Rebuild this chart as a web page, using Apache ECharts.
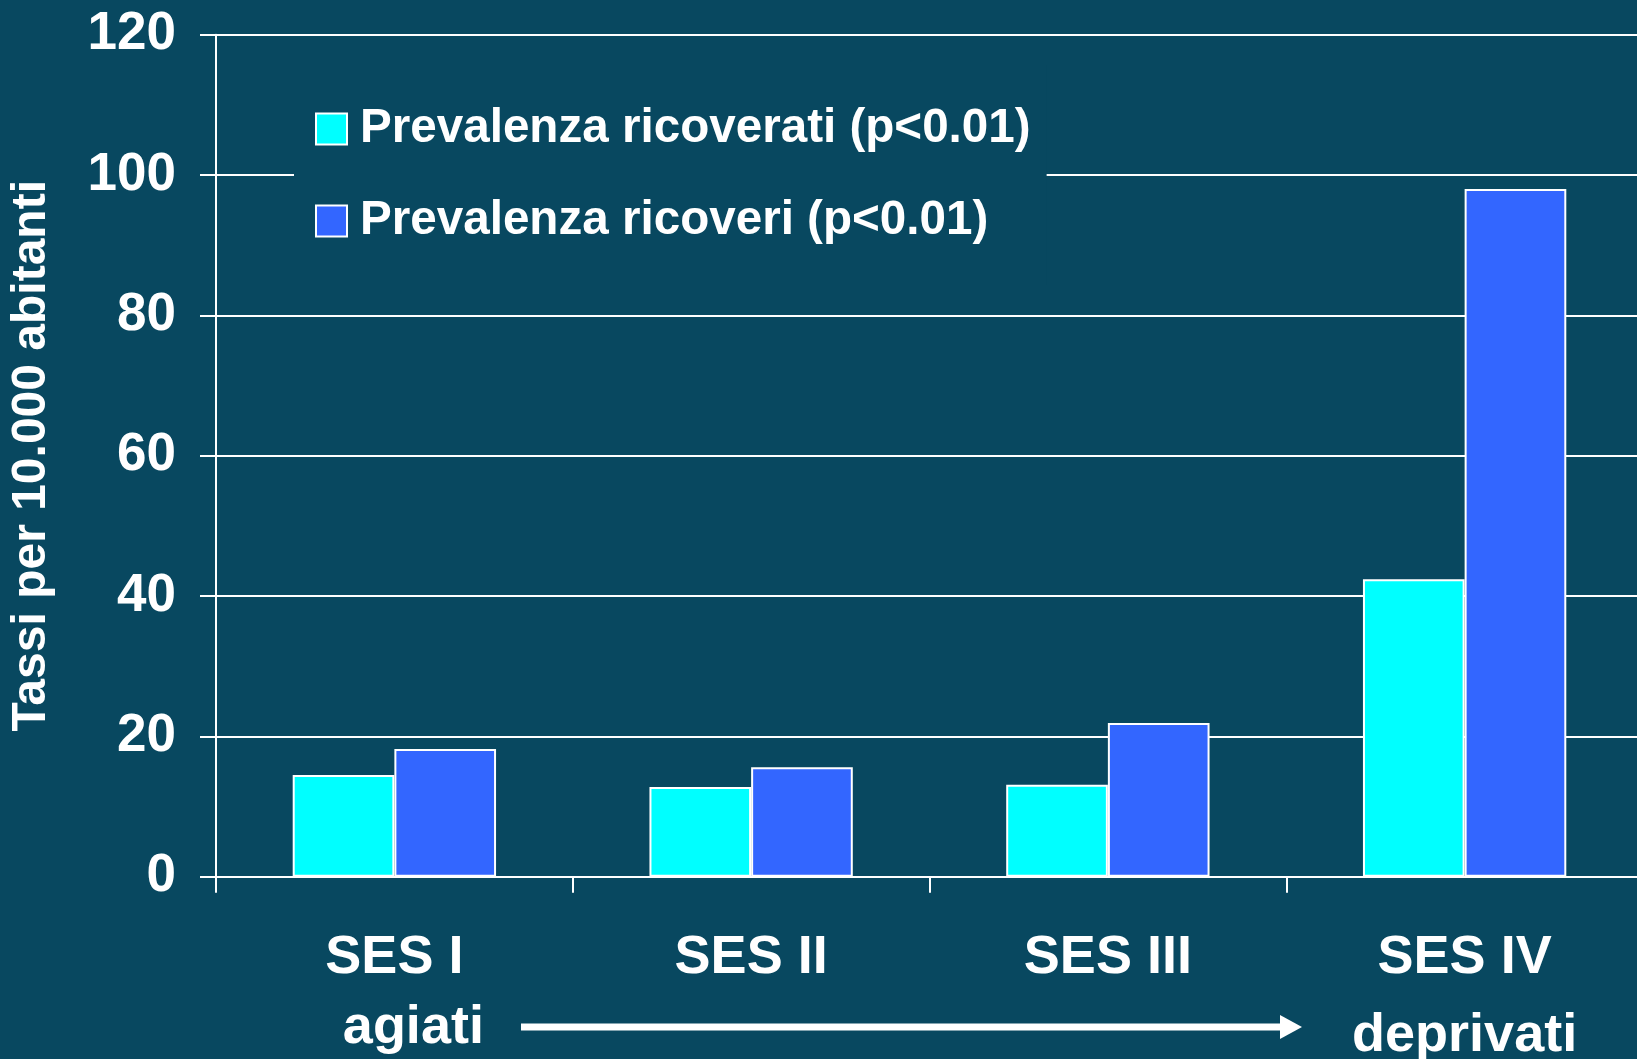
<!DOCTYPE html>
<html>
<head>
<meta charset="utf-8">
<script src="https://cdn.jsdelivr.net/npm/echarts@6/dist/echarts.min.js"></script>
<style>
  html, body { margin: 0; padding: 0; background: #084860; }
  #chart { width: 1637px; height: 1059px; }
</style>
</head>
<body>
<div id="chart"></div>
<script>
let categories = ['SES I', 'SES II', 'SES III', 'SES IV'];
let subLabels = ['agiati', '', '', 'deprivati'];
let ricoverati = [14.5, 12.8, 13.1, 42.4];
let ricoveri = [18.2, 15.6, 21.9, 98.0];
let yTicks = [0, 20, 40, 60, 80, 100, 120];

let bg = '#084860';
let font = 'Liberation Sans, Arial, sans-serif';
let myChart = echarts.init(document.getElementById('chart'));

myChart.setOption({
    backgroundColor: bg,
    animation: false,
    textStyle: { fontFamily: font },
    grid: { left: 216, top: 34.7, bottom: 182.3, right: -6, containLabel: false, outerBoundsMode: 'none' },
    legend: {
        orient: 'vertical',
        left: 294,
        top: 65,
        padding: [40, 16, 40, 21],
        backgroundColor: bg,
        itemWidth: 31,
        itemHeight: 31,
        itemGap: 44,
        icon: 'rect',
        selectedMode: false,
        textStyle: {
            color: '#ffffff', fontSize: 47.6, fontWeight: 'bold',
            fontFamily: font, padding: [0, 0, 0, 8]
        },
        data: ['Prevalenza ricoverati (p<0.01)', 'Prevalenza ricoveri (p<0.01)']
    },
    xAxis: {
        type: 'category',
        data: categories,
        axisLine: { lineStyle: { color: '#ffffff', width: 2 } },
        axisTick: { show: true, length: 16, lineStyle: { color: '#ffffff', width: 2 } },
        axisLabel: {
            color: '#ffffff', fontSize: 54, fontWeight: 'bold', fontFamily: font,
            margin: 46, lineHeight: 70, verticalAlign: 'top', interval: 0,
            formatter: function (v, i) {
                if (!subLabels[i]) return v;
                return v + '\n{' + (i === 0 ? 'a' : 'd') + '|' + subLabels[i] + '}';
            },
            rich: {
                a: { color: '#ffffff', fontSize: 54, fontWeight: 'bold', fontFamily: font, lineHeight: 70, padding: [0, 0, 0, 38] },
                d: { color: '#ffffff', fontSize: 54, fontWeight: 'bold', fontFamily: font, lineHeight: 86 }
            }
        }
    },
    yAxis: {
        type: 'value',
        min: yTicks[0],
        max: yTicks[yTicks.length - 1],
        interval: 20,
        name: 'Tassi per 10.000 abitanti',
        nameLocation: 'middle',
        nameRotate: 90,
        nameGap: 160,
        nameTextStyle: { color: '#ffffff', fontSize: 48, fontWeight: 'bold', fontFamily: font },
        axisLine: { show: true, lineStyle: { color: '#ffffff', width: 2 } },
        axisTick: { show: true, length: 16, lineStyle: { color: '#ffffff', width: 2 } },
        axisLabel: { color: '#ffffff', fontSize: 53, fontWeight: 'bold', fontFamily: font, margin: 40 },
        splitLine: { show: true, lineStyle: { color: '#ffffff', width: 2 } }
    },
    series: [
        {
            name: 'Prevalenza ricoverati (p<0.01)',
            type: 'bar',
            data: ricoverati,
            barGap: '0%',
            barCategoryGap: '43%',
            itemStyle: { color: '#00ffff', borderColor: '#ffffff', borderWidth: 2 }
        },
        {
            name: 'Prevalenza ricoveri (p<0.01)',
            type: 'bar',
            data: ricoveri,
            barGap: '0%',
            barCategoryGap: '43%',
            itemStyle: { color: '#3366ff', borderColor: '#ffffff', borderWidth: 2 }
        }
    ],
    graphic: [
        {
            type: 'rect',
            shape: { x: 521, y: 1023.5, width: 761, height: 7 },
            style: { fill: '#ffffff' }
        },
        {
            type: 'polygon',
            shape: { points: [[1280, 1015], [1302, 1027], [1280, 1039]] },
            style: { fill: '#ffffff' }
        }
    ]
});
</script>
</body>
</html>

--

## Work required
Pictures are excluded; copy all other data exactly as shown.

## Answer for this exercise
Rebuild this chart as a web page, using Apache ECharts.
<!DOCTYPE html>
<html>
<head>
<meta charset="utf-8">
<script src="https://cdn.jsdelivr.net/npm/echarts@6/dist/echarts.min.js"></script>
<style>
  html, body { margin: 0; padding: 0; background: #084860; }
  #chart { width: 1637px; height: 1059px; }
</style>
</head>
<body>
<div id="chart"></div>
<script>
let categories = ['SES I', 'SES II', 'SES III', 'SES IV'];
let subLabels = ['agiati', '', '', 'deprivati'];
let ricoverati = [14.5, 12.8, 13.1, 42.4];
let ricoveri = [18.2, 15.6, 21.9, 98.0];
let yTicks = [0, 20, 40, 60, 80, 100, 120];

let bg = '#084860';
let font = 'Liberation Sans, Arial, sans-serif';
let myChart = echarts.init(document.getElementById('chart'));

myChart.setOption({
    backgroundColor: bg,
    animation: false,
    textStyle: { fontFamily: font },
    grid: { left: 216, top: 34.7, bottom: 182.3, right: -6, containLabel: false, outerBoundsMode: 'none' },
    legend: {
        orient: 'vertical',
        left: 294,
        top: 65,
        padding: [40, 16, 40, 21],
        backgroundColor: bg,
        itemWidth: 31,
        itemHeight: 31,
        itemGap: 44,
        icon: 'rect',
        selectedMode: false,
        textStyle: {
            color: '#ffffff', fontSize: 47.6, fontWeight: 'bold',
            fontFamily: font, padding: [0, 0, 0, 8]
        },
        data: ['Prevalenza ricoverati (p<0.01)', 'Prevalenza ricoveri (p<0.01)']
    },
    xAxis: {
        type: 'category',
        data: categories,
        axisLine: { lineStyle: { color: '#ffffff', width: 2 } },
        axisTick: { show: true, length: 16, lineStyle: { color: '#ffffff', width: 2 } },
        axisLabel: {
            color: '#ffffff', fontSize: 54, fontWeight: 'bold', fontFamily: font,
            margin: 46, lineHeight: 70, verticalAlign: 'top', interval: 0,
            formatter: function (v, i) {
                if (!subLabels[i]) return v;
                return v + '\n{' + (i === 0 ? 'a' : 'd') + '|' + subLabels[i] + '}';
            },
            rich: {
                a: { color: '#ffffff', fontSize: 54, fontWeight: 'bold', fontFamily: font, lineHeight: 70, padding: [0, 0, 0, 38] },
                d: { color: '#ffffff', fontSize: 54, fontWeight: 'bold', fontFamily: font, lineHeight: 86 }
            }
        }
    },
    yAxis: {
        type: 'value',
        min: yTicks[0],
        max: yTicks[yTicks.length - 1],
        interval: 20,
        name: 'Tassi per 10.000 abitanti',
        nameLocation: 'middle',
        nameRotate: 90,
        nameGap: 160,
        nameTextStyle: { color: '#ffffff', fontSize: 48, fontWeight: 'bold', fontFamily: font },
        axisLine: { show: true, lineStyle: { color: '#ffffff', width: 2 } },
        axisTick: { show: true, length: 16, lineStyle: { color: '#ffffff', width: 2 } },
        axisLabel: { color: '#ffffff', fontSize: 53, fontWeight: 'bold', fontFamily: font, margin: 40 },
        splitLine: { show: true, lineStyle: { color: '#ffffff', width: 2 } }
    },
    series: [
        {
            name: 'Prevalenza ricoverati (p<0.01)',
            type: 'bar',
            data: ricoverati,
            barGap: '0%',
            barCategoryGap: '43%',
            itemStyle: { color: '#00ffff', borderColor: '#ffffff', borderWidth: 2 }
        },
        {
            name: 'Prevalenza ricoveri (p<0.01)',
            type: 'bar',
            data: ricoveri,
            barGap: '0%',
            barCategoryGap: '43%',
            itemStyle: { color: '#3366ff', borderColor: '#ffffff', borderWidth: 2 }
        }
    ],
    graphic: [
        {
            type: 'rect',
            shape: { x: 521, y: 1023.5, width: 761, height: 7 },
            style: { fill: '#ffffff' }
        },
        {
            type: 'polygon',
            shape: { points: [[1280, 1015], [1302, 1027], [1280, 1039]] },
            style: { fill: '#ffffff' }
        }
    ]
});
</script>
</body>
</html>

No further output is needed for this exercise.